物価上昇、目立ちますね~。
物価上昇はいい事ですが、そう思っている個人はまだまだ少なそう。
商品の価格が上昇するのは、製造原価と販管費が増加するから。
つまりパンを作るにも原材料の小麦価格が上昇し、パンを焼く燃料代が上昇し、人件費が上昇するから、パンの販売価格が上昇する。
しかしここに企業は、利益分の価格転嫁を行って販売価格を上げているので、物価が上昇すればするほど、企業の利益は増えます。
だからいい事なんです。

この値上げをやらないとどうなるか?
個人消費者にとっては、短期的にはパンの値段が上がらないからいい事のように思えます。
しかし、それでも製造原価にあたる海外から入ってくる小麦の値段も燃料も上がりますから、値上げしなければ企業の利益は圧迫されます。
値上げしなければ、同時に、販売管理費にあたる人件費分も上昇しないという事ですから、従業員の給与も安いままです。
これでは、いつか全材料費を価格転嫁できない企業がインフレによって倒産するか、食品もろくに買えない程度の安い賃金で働く労働者が溢れかえるか、もしくはそのどちらも、という状況になります。
ですから、企業はインフレに乗じて販売価格を吊り上げ、剰余金をため込むことで研究開発と設備投資を行い、その一部は労働者へ賃金として還元する。
この世界各国で当たり前に行われているサイクルに早く日本も乗らないといけません。
失われた30年間、これが無かったのが、今の日本人が貧しくなっている原因です。

ただし、上記のロジックでは、値上げ分のすべてが賃金に反映はされないというのが分かりますよね。
100円値上げしても、その一部は製造原価(原材料費等)として消え、その一部は企業の剰余金としてプールされ、一部が給与として反映されるのですから、給与の上昇は例えば、値上げ100円の中の20円とかそんなもんです。
商品が100円値上げされたのに、給与は20円しか上がらない。
という事は、給与に頼っていると、物価の上昇には給与は追いつけなくなるという事です。

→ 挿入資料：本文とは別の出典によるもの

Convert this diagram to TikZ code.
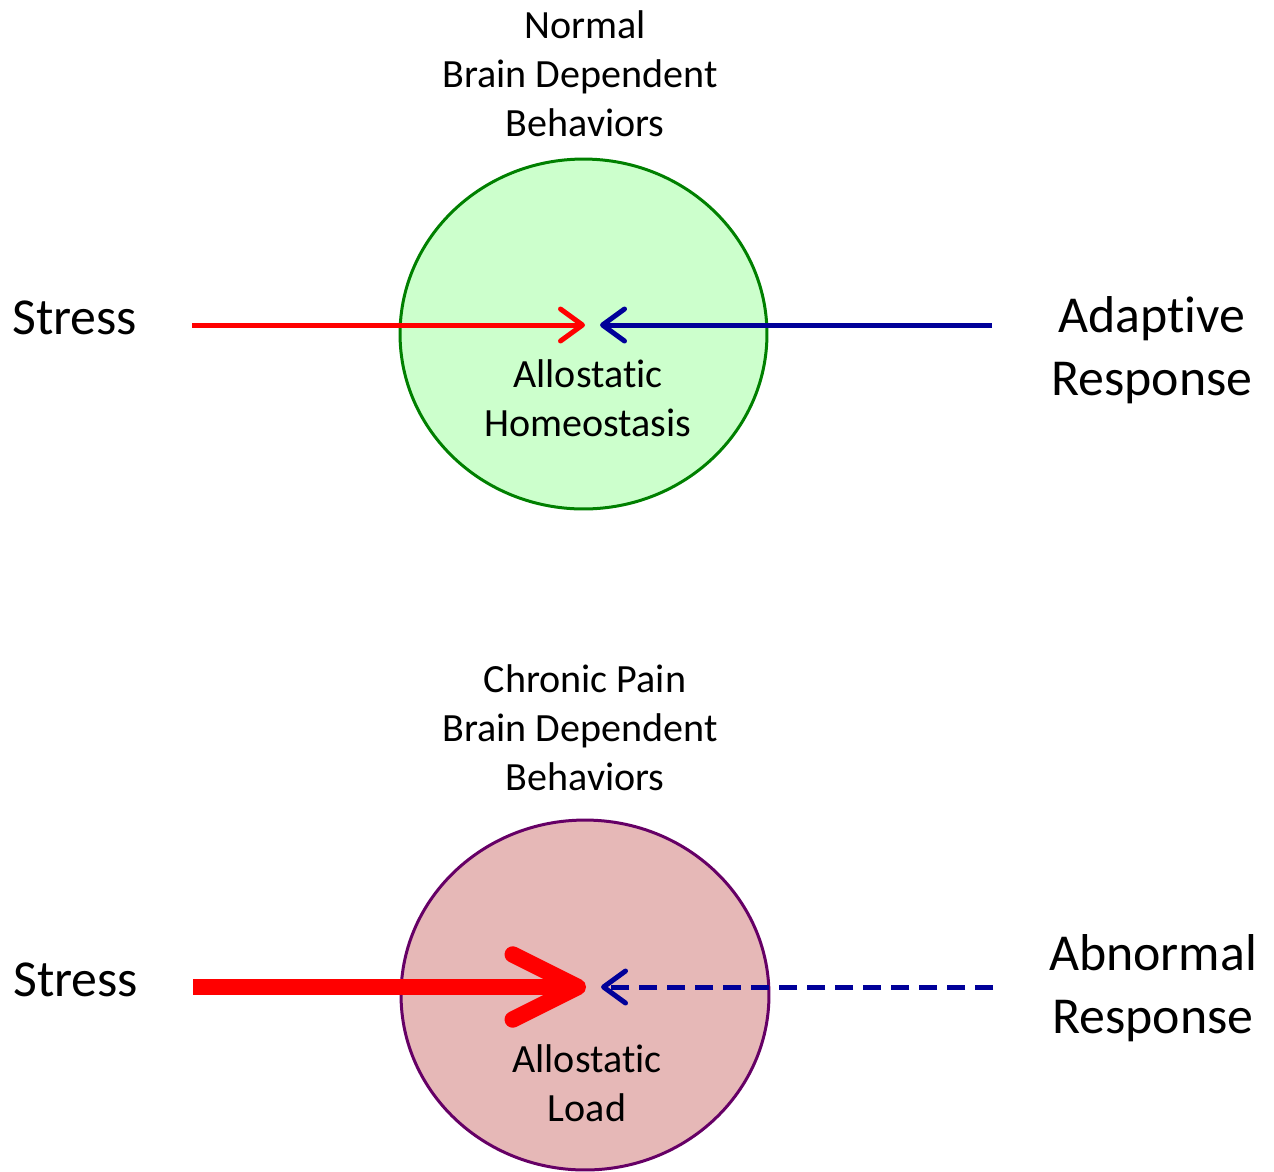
\documentclass[tikz,border=0pt]{standalone}
\usepackage{fontspec}
\setmainfont{Carlito}[Ligatures=NoCommon]
\usetikzlibrary{arrows.meta,shapes.geometric}
\definecolor{gline}{HTML}{008000}
\definecolor{gfill}{HTML}{CCFFCC}
\definecolor{pline}{HTML}{660066}
\definecolor{pfill}{HTML}{E6B8B7}
\definecolor{dblue}{HTML}{000099}
\definecolor{bred}{HTML}{FF0000}
\tikzset{
  midtext/.style={align=center, inner sep=0pt, font=\fontsize{22.8}{27.9}\selectfont},
  bigtext/.style={align=center, inner sep=0pt, font=\fontsize{29.5}{35.9}\selectfont},
  thinarrow/.style={line width=0.1cm, -{Straight Barb[length=0.44cm, width=0.64cm, round]}},
  thickarrow/.style={line width=0.33cm, -{Straight Barb[length=1.3cm, width=1.3cm, round]}},
  circ/.style={ellipse, line width=0.06cm, minimum height=7.0cm, inner sep=0pt},
}
\begin{document}
\begin{tikzpicture}[x=0.02cm, y=-0.02cm]
\useasboundingbox (0,0) rectangle (1274,1171);
% top panel
\node[circ, draw=gline, fill=gfill, minimum width=7.34cm] (c1) at (583.5,334) {};
\node[midtext] (t1) at (585,74) {Normal\\Brain Dependent\kern0.2cm\\Behaviors};
\node[midtext] (h1) at (588,398) {Allostatic\\Homeostasis};
\node[bigtext, anchor=west] (s1) at (12,318) {Stress};
\node[bigtext] (a1) at (1152,350) {Adaptive\\Response};
\coordinate (s1e) at (192,325);
\coordinate (r1e) at (992,325);
\coordinate (tip1) at (585,325);
\coordinate (tip2) at (600,325);
\draw[thinarrow, bred] (s1e) -- (tip1);
\draw[thinarrow, dblue] (r1e) -- (tip2);
% bottom panel
\node[circ, draw=pline, fill=pfill, minimum width=7.36cm] (c2) at (585,995) {};
\node[midtext] (t2) at (585,728) {Chronic Pain\\Brain Dependent\kern0.2cm\\Behaviors};
\node[midtext] (h2) at (587,1083) {Allostatic\\Load};
\node[bigtext, anchor=west] (s2) at (13,980) {Stress};
\node[bigtext] (a2) at (1153,988) {Abnormal\\Response};
\coordinate (s2e) at (193,987);
\coordinate (r2e) at (993,987);
\coordinate (tip3) at (586,987);
\coordinate (tip4) at (601,987);
\draw[thickarrow, bred] (s2e) -- (tip3);
\draw[thinarrow, dblue, dash pattern=on 0.36cm off 0.2cm] (r2e) -- (tip4);
\end{tikzpicture}
\end{document}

このように労働者は資本主義社会の中では、次第にプアになっていきます。
これが「R ≥ G(あーるだいなりじー)」
R:資本収益率(Return on capital)。株式配当、債券利回り、不動産収益など、資本から得られる平均的なリターン。
G:経済成長率(Growth rate)。GDPや所得の成長率。
つまり、資本主義社会の中で生きるには、資本家側に立たないかぎり、労働者の側に立つかぎり、経済的弱者になるという事です。
投資やNISAは政府の陰謀とか言う人もいますが、投資こそが資本家側に回る最も手っ取り早い行動です。
これがわかって行動していれば、物価高についての見方が変わるはず。
今の物価高が多数に肯定される時代が早く来ればいいなと思います。